27th Governor of the Spanish Colony of Texas
- In office 1786–1790
- Preceded by: Bernardo Bonavía y Zapata
- Succeeded by: Manuel Muñoz

= Rafael Martínez Pacheco =

Rafael Martínez Pacheco was a military officer who served as governor of the Spanish province of Texas from 1786 to 1790 and as commander of the Presidio of San Agustín de Ahumada in 1763.

== Biography ==
Pacheco's events prior to 1759 are unknown, although it is known that he mentioned to the Viceroy of New Spain, Don Agustín de Ahumada, that he had collaborated with the military man Diego Ortiz Parrilla in sending a group of families from the Presidio of San Francisco Xavier de Gigedo, which was located near the San Marcos River, to San Saba, Texas in 1757. So, the presidio was rebuilt in San Saba. He also provided provisions and horses to the soldiers of the Presidio of San Antonio de Béjar and to their relatives. In 1759, Pacheco said to the viceroy he wanted to obtain a politician or military charge in Texas. To convince him, he spoke of on his collaboration with Parrilla in the aforementioned event. Thus, Pacheco obtained the command of the Presidio of San Agustín de Ahumada, on the lower Trinity River, on November 23, 1763. However, Pacheco's work at the Presidio was criticized by the governor of the province, Ángel de Martos y Navarrete, who was not even informed of Pacheco's policies. Navarrete then ordered Pacheco's suspension from office, that the San Agustin de Ahumada presidio be moved to Los Horconcitos region, and Pacheco's arrest. Navarrete assigned Marcos Ruiz to remove Pacheco from his command of the presidio. Ruiz burned the presidio and Pacheco's house. Pacheco then left the region and moved to the cities of La Bahía and San Antonio, Texas. In 1765, Hugo Oconór traveled to San Antonio to investigate the incident. After the investigation, O'Connor cleared Pacheco and allowed him to return to the presidio. Although, O'Conor imprisoned Ruiz.

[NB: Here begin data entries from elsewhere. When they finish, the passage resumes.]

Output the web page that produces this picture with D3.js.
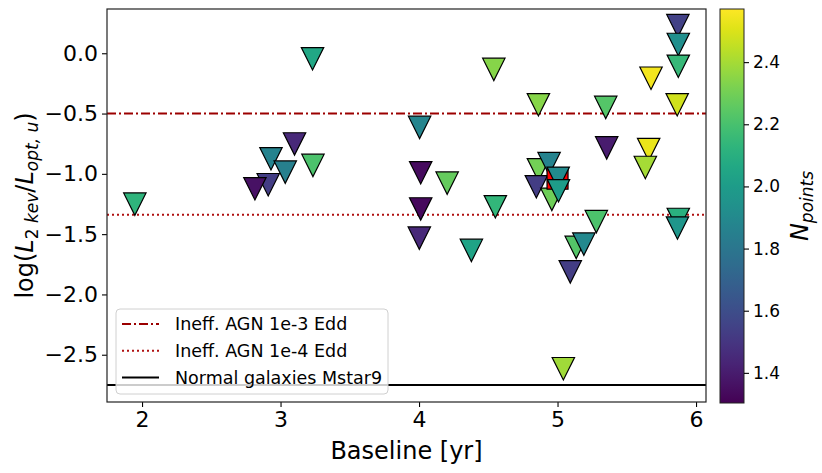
<!DOCTYPE html>
<html>
<head>
<meta charset="utf-8">
<script src="https://cdn.jsdelivr.net/npm/d3@7"></script>
<style>
  body { margin: 0; background: #fff; }
  text { font-family: "DejaVu Sans", sans-serif; fill: #000; }
</style>
</head>
<body>
<script>
// values
var baseline = [1.948, 3.231, 3.101, 2.931, 3.234, 3.034, 2.911, 2.815, 5.869, 5.872,
    5.872, 5.675, 4.540, 5.864, 4.862, 5.348, 4.004, 5.355, 5.658, 5.634,
    4.012, 4.203, 4.862, 4.939, 4.847, 4.959, 4.012, 4.002, 4.551, 4.378,
    5.280, 5.135, 5.190, 5.092, 5.042, 5.872, 5.866, 5.005, 5.007];
var logRatio = [-1.251, -0.046, -0.752, -0.875, -0.930, -0.986, -1.090, -1.124, 0.229, 0.073,
    -0.108, -0.207, -0.134, -0.427, -0.427, -0.449, -0.615, -0.785, -0.798, -0.947,
    -0.991, -1.077, -0.966, -0.915, -1.107, -1.212, -1.291, -1.533, -1.273, -1.635,
    -1.396, -1.610, -1.583, -1.813, -2.616, -1.378, -1.449, -1.037, -1.140];
var nPoints = [2.13, 2.06, 1.45, 1.87, 2.21, 1.85, 1.53, 1.36, 1.55, 1.93,
    2.15, 2.55, 2.34, 2.48, 2.34, 2.23, 1.88, 1.40, 2.53, 2.40,
    1.34, 2.27, 2.30, 1.87, 1.53, 2.29, 1.33, 1.45, 2.14, 2.04,
    2.21, 2.23, 1.90, 1.53, 2.39, 2.11, 1.97, 1.91, 2.00];

// the red square hidden in the cluster near 5 yr
var specialX = [5.0];
var specialY = [-1.04];

var refNames = ['Ineff. AGN 1e-3 Edd', 'Ineff. AGN 1e-4 Edd', 'Normal galaxies Mstar9'];
var refLevels = [-0.5, -1.34, -2.75];
var refColors = ['#9b0000', '#b01010', '#000000'];
var refDash = ['9,3,2,3', '2,3', null];

var xTicks = [2, 3, 4, 5, 6];
var yTicks = [-2.5, -2.0, -1.5, -1.0, -0.5, 0.0];
var cbTicks = [1.4, 1.6, 1.8, 2.0, 2.2, 2.4];

var W = 822, H = 473;
var plot = { left: 107, right: 706, top: 9, bottom: 402 };
var cb = { left: 720, right: 744, top: 9, bottom: 403 };

var xScale = d3.scaleLinear().domain([1.747, 6.072]).range([plot.left, plot.right]);
var yScale = d3.scaleLinear().domain([-2.892, 0.367]).range([plot.bottom, plot.top]);
var cScale = d3.scaleSequential(d3.interpolateViridis).domain([1.303, 2.571]);
var cbScale = d3.scaleLinear().domain([1.303, 2.571]).range([cb.bottom, cb.top]);

var fmt = function (d) { return d3.format('.1f')(d).replace('-', '\u2212'); };

var svg = d3.select('body').append('svg')
    .attr('width', W)
    .attr('height', H);

var defs = svg.append('defs');
defs.append('clipPath').attr('id', 'clip')
    .append('rect')
    .attr('x', plot.left).attr('y', plot.top)
    .attr('width', plot.right - plot.left).attr('height', plot.bottom - plot.top);

var grad = defs.append('linearGradient').attr('id', 'viridis')
    .attr('x1', 0).attr('y1', 1).attr('x2', 0).attr('y2', 0);
d3.range(0, 1.0001, 0.05).forEach(function (t) {
    grad.append('stop').attr('offset', t).attr('stop-color', d3.interpolateViridis(t));
});

var g = svg.append('g').attr('clip-path', 'url(#clip)');

// reference lines
g.selectAll('.ref').data(refLevels).enter().append('line')
    .attr('class', 'ref')
    .attr('x1', plot.left).attr('x2', plot.right)
    .attr('y1', function (d) { return yScale(d); })
    .attr('y2', function (d) { return yScale(d); })
    .attr('stroke', function (d, i) { return refColors[i]; })
    .attr('stroke-width', 2)
    .attr('stroke-dasharray', function (d, i) { return refDash[i]; });

// triangles
var pts = baseline.map(function (b, i) { return { x: b, y: logRatio[i], n: nPoints[i], i: i }; });
var tri = 'M-11.2,-11.2L11.2,-11.2L0,11.2Z';

var nLast = 2;
var first = pts.slice(0, pts.length - nLast);
var last = pts.slice(pts.length - nLast);

function drawTri(sel) {
    sel.append('path')
        .attr('d', tri)
        .attr('transform', function (d) { return 'translate(' + xScale(d.x) + ',' + yScale(d.y) + ')'; })
        .attr('fill', function (d) { return cScale(d.n); })
        .attr('stroke', '#000')
        .attr('stroke-width', 1.2)
        .attr('stroke-linejoin', 'miter');
}

g.selectAll('.tri1').data(first).enter().call(drawTri);

g.selectAll('.sq').data(specialX).enter().append('rect')
    .attr('x', function (d) { return xScale(d) - 10.5; })
    .attr('y', function (d, i) { return yScale(specialY[i]) - 10.5; })
    .attr('width', 21).attr('height', 21)
    .attr('fill', '#ff0000')
    .attr('stroke', '#000')
    .attr('stroke-width', 1.2);

g.selectAll('.tri2').data(last).enter().call(drawTri);

// axes
var xAxis = svg.append('g')
    .attr('transform', 'translate(0,' + plot.bottom + ')')
    .call(d3.axisBottom(xScale).tickValues(xTicks).tickSize(5).tickPadding(4).tickFormat(d3.format('d')));
var yAxis = svg.append('g')
    .attr('transform', 'translate(' + plot.left + ',0)')
    .call(d3.axisLeft(yScale).tickValues(yTicks).tickSize(5).tickPadding(4).tickFormat(fmt));
[xAxis, yAxis].forEach(function (a) {
    a.select('.domain').remove();
    a.selectAll('line').attr('stroke', '#000').attr('stroke-width', 1.1);
    a.selectAll('text').attr('font-size', 22).attr('font-family', '"DejaVu Sans", sans-serif').attr('fill', '#000');
});

svg.append('rect')
    .attr('x', plot.left).attr('y', plot.top)
    .attr('width', plot.right - plot.left).attr('height', plot.bottom - plot.top)
    .attr('fill', 'none').attr('stroke', '#222').attr('stroke-width', 1.2);

// axis labels
svg.append('text')
    .attr('x', (plot.left + plot.right) / 2)
    .attr('y', 459)
    .attr('text-anchor', 'middle')
    .attr('font-size', 24)
    .text('Baseline [yr]');

var yl = svg.append('text')
    .attr('transform', 'translate(33,' + ((plot.top + plot.bottom) / 2) + ') rotate(-90)')
    .attr('text-anchor', 'middle')
    .attr('font-size', 24);
yl.append('tspan').text('log(');
yl.append('tspan').attr('font-style', 'italic').text('L');
yl.append('tspan').attr('font-size', 17).attr('dy', 5).text('2 ');
yl.append('tspan').attr('font-size', 17).attr('font-style', 'italic').text('kev');
yl.append('tspan').attr('dy', -5).text('/');
yl.append('tspan').attr('font-style', 'italic').text('L');
yl.append('tspan').attr('font-size', 17).attr('font-style', 'italic').attr('dy', 5).text('opt, u');
yl.append('tspan').attr('dy', -5).text(')');

// legend
var leg = svg.append('g');
leg.append('rect')
    .attr('x', 116).attr('y', 309)
    .attr('width', 272).attr('height', 85)
    .attr('rx', 4)
    .attr('fill', '#fff').attr('fill-opacity', 0.8)
    .attr('stroke', '#d0d0d0').attr('stroke-width', 1);
var rows = leg.selectAll('.row').data(refNames).enter().append('g')
    .attr('transform', function (d, i) { return 'translate(0,' + (324 + i * 26.7) + ')'; });
rows.append('line')
    .attr('x1', 122).attr('x2', 159)
    .attr('stroke', function (d, i) { return refColors[i]; })
    .attr('stroke-width', 2)
    .attr('stroke-dasharray', function (d, i) { return refDash[i]; });
rows.append('text')
    .attr('x', 175).attr('dy', '0.35em')
    .attr('font-size', 17.5)
    .text(function (d) { return d; });

// colorbar
svg.append('rect')
    .attr('x', cb.left).attr('y', cb.top)
    .attr('width', cb.right - cb.left).attr('height', cb.bottom - cb.top)
    .attr('fill', 'url(#viridis)')
    .attr('stroke', '#222').attr('stroke-width', 1);
var cbAxis = svg.append('g')
    .attr('transform', 'translate(' + cb.right + ',0)')
    .call(d3.axisRight(cbScale).tickValues(cbTicks).tickSize(5).tickPadding(4).tickFormat(d3.format('.1f')));
cbAxis.select('.domain').remove();
cbAxis.selectAll('line').attr('stroke', '#000').attr('stroke-width', 1.1);
cbAxis.selectAll('text').attr('font-size', 17).attr('font-family', '"DejaVu Sans", sans-serif').attr('fill', '#000');

var cl = svg.append('text')
    .attr('transform', 'translate(808,' + ((cb.top + cb.bottom) / 2) + ') rotate(-90)')
    .attr('text-anchor', 'middle')
    .attr('font-size', 24);
cl.append('tspan').attr('font-style', 'italic').text('N');
cl.append('tspan').attr('font-style', 'italic').attr('font-size', 17).attr('dy', 5).text('points');
</script>
</body>
</html>
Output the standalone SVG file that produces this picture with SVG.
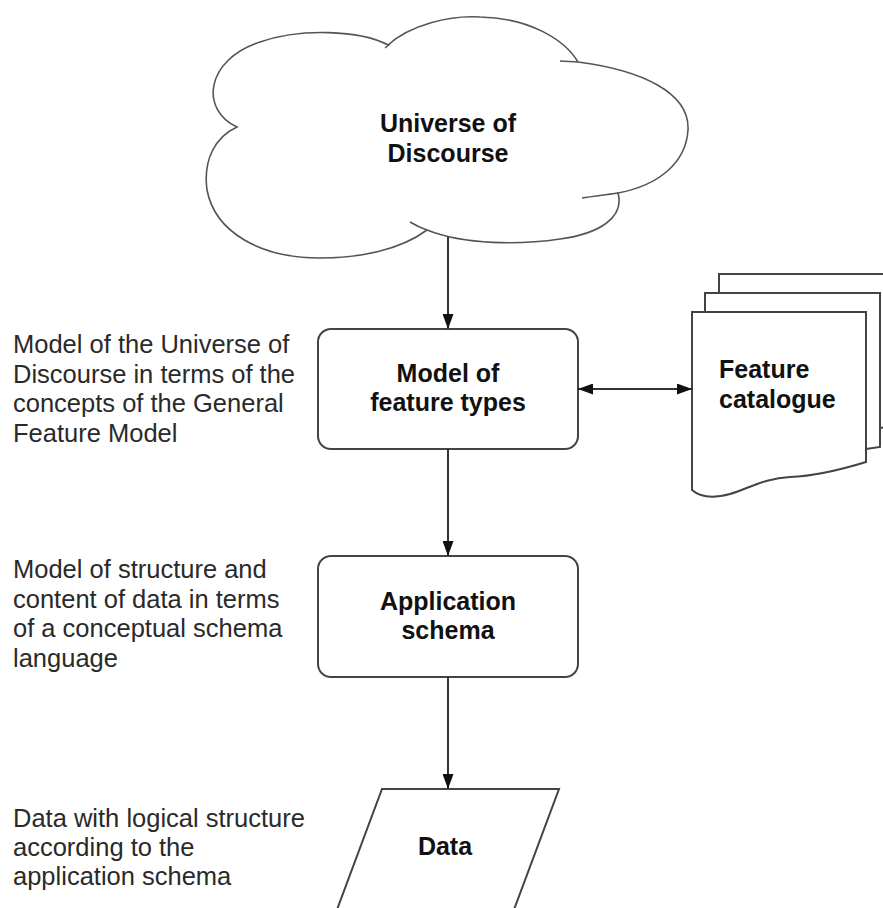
<svg xmlns="http://www.w3.org/2000/svg" width="883" height="908" viewBox="0 0 883 908">
<style>
.shape{fill:#fff;stroke:#444;stroke-width:2}
.cloudline{fill:#fff;stroke:#555;stroke-width:1.6}
.thin{fill:none;stroke:#555;stroke-width:1.6}
.title{font-family:"Liberation Sans",Arial,sans-serif;font-size:25px;font-weight:bold;fill:#111}
.note{font-family:"Liberation Sans",Arial,sans-serif;font-size:25.5px;fill:#2a2a2a}
.conn{fill:none;stroke:#333;stroke-width:2}
</style>
<defs>
<marker id="arrow" viewBox="0 0 15 11" refX="15" refY="5.5" markerWidth="15" markerHeight="11" markerUnits="userSpaceOnUse" orient="auto-start-reverse">
<path d="M0,0 L15,5.5 L0,11 Z" fill="#111"/>
</marker>
</defs>
<rect width="883" height="908" fill="#fff"/>

<g id="cloud">
<path class="cloudline" d="M237,127 C200,110 205,60 260,42 C300,28 360,30 388,45 C410,25 450,15 480,17 C530,18 565,40 578,62 C640,70 690,92 688,130 C686,162 660,185 618,193 C625,218 598,234 560,239 C520,245 465,245 427,230 C400,250 360,258 320,258 C260,258 215,232 207,190 C203,160 215,137 237,127 Z"/>
<path class="thin" d="M560,61 L578,62 M582,198 C595,196 605,195 618,193 M410,222 C415,225 421,228 427,230 M385,48 L390,44"/>
<text class="title" x="448" y="132" text-anchor="middle">Universe of</text>
<text class="title" x="448" y="162" text-anchor="middle">Discourse</text>
</g>

<g id="model-feature-types">
<rect class="shape" x="318" y="329" width="260" height="120" rx="13"/>
<text class="title" x="448" y="382" text-anchor="middle">Model of</text>
<text class="title" x="448" y="411" text-anchor="middle">feature types</text>
</g>

<g id="feature-catalogue">
<path class="shape" d="M719,293 L719,274 L886,274 L886,427 L880,428"/>
<path class="shape" d="M705,312 L705,293 L880,293 L880,447 L866,449"/>
<path class="shape" d="M692,312 L866,312 L866,462 C840,470 815,476 790,477 C765,478 750,488 730,494 C712,499 700,497 692,490 Z"/>
<text class="title" x="719" y="378">Feature</text>
<text class="title" x="719" y="408">catalogue</text>
</g>

<g id="application-schema">
<rect class="shape" x="318" y="556" width="260" height="121" rx="13"/>
<text class="title" x="448" y="610" text-anchor="middle">Application</text>
<text class="title" x="448" y="639" text-anchor="middle">schema</text>
</g>

<g id="data">
<path class="shape" d="M335,915 L382,789 L559,789 L512,915"/>
<text class="title" x="445" y="855" text-anchor="middle">Data</text>
</g>

<g id="note-feature-model">
<text class="note" x="13" y="353">Model of the Universe of</text>
<text class="note" x="13" y="383">Discourse in terms of the</text>
<text class="note" x="13" y="412">concepts of the General</text>
<text class="note" x="13" y="442">Feature Model</text>
</g>

<g id="note-schema">
<text class="note" x="13" y="578">Model of structure and</text>
<text class="note" x="13" y="608">content of data in terms</text>
<text class="note" x="13" y="637">of a conceptual schema</text>
<text class="note" x="13" y="667">language</text>
</g>

<g id="note-data">
<text class="note" x="13" y="827">Data with logical structure</text>
<text class="note" x="13" y="856">according to the</text>
<text class="note" x="13" y="885">application schema</text>
</g>

<g id="connectors">
<line class="conn" x1="448" y1="237" x2="448" y2="329" marker-end="url(#arrow)"/>
<line class="conn" x1="578" y1="389" x2="692" y2="389" marker-start="url(#arrow)" marker-end="url(#arrow)"/>
<line class="conn" x1="448" y1="449" x2="448" y2="556" marker-end="url(#arrow)"/>
<line class="conn" x1="448" y1="677" x2="448" y2="789" marker-end="url(#arrow)"/>
</g>
</svg>
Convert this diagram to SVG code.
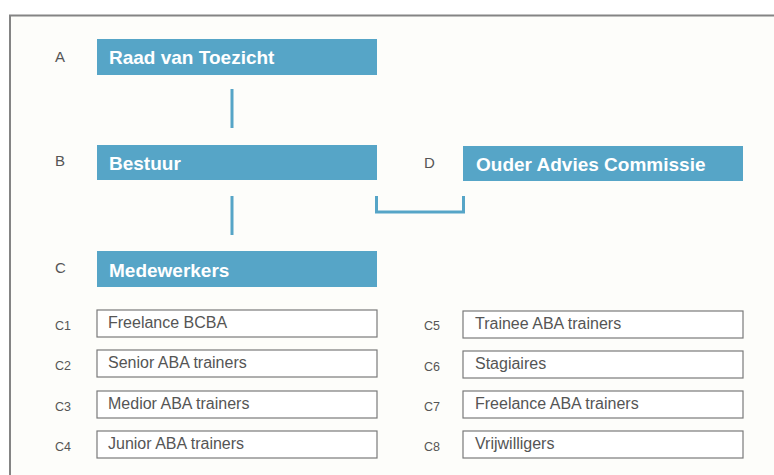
<svg xmlns="http://www.w3.org/2000/svg" width="774" height="475" viewBox="0 0 774 475">
<style>
.main{fill:#56a5c7}
.mt{font-family:"Liberation Sans",Arial,sans-serif;font-weight:bold;font-size:19px;fill:#ffffff}
.lab{font-family:"Liberation Sans",Arial,sans-serif;font-size:15px;fill:#555555}
.slab{font-family:"Liberation Sans",Arial,sans-serif;font-size:12.5px;fill:#555555}
.sub{fill:#ffffff;stroke:#7a7a7a;stroke-width:1.2}
.st{font-family:"Liberation Sans",Arial,sans-serif;font-size:16px;fill:#555555}
.con{fill:none;stroke:#56a5c7;stroke-width:3}
</style>
<rect width="774" height="475" fill="#ffffff"/>
<rect x="10" y="15.5" width="780" height="480" fill="#fdfdfa" stroke="#848484" stroke-width="2"/>
<g id="connectors">
<line class="con" x1="232" y1="89" x2="232" y2="128"/>
<line class="con" x1="232" y1="196" x2="232" y2="235"/>
<path class="con" d="M376.5 196 V212 H463.5 V196"/>
</g>
<g id="A"><text class="lab" x="55" y="62">A</text><rect class="main" x="97" y="39" width="280" height="36"/><text class="mt" x="109" y="64">Raad van Toezicht</text></g>
<g id="B"><text class="lab" x="55" y="166">B</text><rect class="main" x="97" y="145" width="280" height="35"/><text class="mt" x="109" y="170">Bestuur</text></g>
<g id="C"><text class="lab" x="55" y="273">C</text><rect class="main" x="97" y="251" width="280" height="36"/><text class="mt" x="109" y="277">Medewerkers</text></g>
<g id="D"><text class="lab" x="424" y="168">D</text><rect class="main" x="463" y="146" width="280" height="35"/><text class="mt" x="476" y="171">Ouder Advies Commissie</text></g>
<g id="C1"><text class="slab" x="55" y="330">C1</text><rect class="sub" x="97" y="310" width="280" height="27"/><text class="st" x="108" y="328">Freelance BCBA</text></g>
<g id="C2"><text class="slab" x="55" y="370">C2</text><rect class="sub" x="97" y="350" width="280" height="27"/><text class="st" x="108" y="368">Senior ABA trainers</text></g>
<g id="C3"><text class="slab" x="55" y="411">C3</text><rect class="sub" x="97" y="391" width="280" height="27"/><text class="st" x="108" y="409">Medior ABA trainers</text></g>
<g id="C4"><text class="slab" x="55" y="451">C4</text><rect class="sub" x="97" y="431" width="280" height="27"/><text class="st" x="108" y="449">Junior ABA trainers</text></g>
<g id="C5"><text class="slab" x="424" y="330">C5</text><rect class="sub" x="463" y="311" width="280" height="27"/><text class="st" x="475" y="329">Trainee ABA trainers</text></g>
<g id="C6"><text class="slab" x="424" y="371">C6</text><rect class="sub" x="463" y="351" width="280" height="27"/><text class="st" x="475" y="369">Stagiaires</text></g>
<g id="C7"><text class="slab" x="424" y="411">C7</text><rect class="sub" x="463" y="391" width="280" height="27"/><text class="st" x="475" y="409">Freelance ABA trainers</text></g>
<g id="C8"><text class="slab" x="424" y="451">C8</text><rect class="sub" x="463" y="431" width="280" height="27"/><text class="st" x="475" y="449">Vrijwilligers</text></g>
</svg>
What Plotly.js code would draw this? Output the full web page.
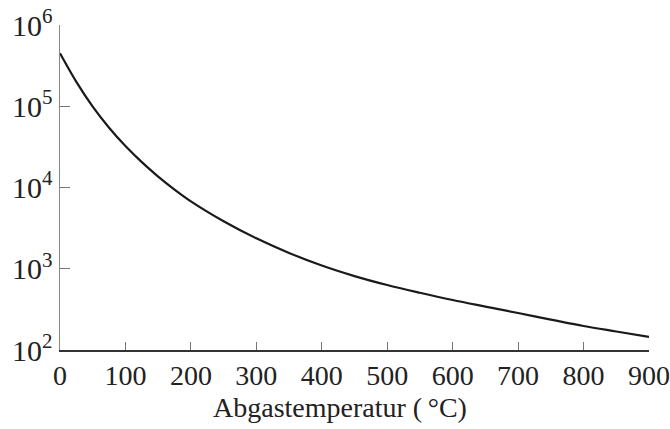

Thus, on September 28, 1769, Pacheco began administering the Presidio de Trinidad. However, in the fall of that year the commandant was accused of settling several families of European origin (English, German, and Cajun) in Natchitoches, which was a French post. These families had come to Texas because their ship had been shipwrecked near its coast, specifically near La Bahía. In 1770, Pacheco was forced to abandon the presidio and marched to La Bahía, where he commanded the Presidio of Nuestra Señora de Loreto.

On November 8, 1772, Pacheco denounced in a document his bad experience with the governors and presidio commanders of the province, whom he accused of being incompetent and greedy. Pacheco assumed the government of Texas on December 5, 1786, as interim governor. In 1789, at the end of his administration, Pacheco participated in Juan de Ugalde's military campaign against the Apache people, where he was nearly killed by a Lipan Apache tribe in San Antonio. He was replaced by Manuel Muñoz as governor of Texas on October 18, 1790.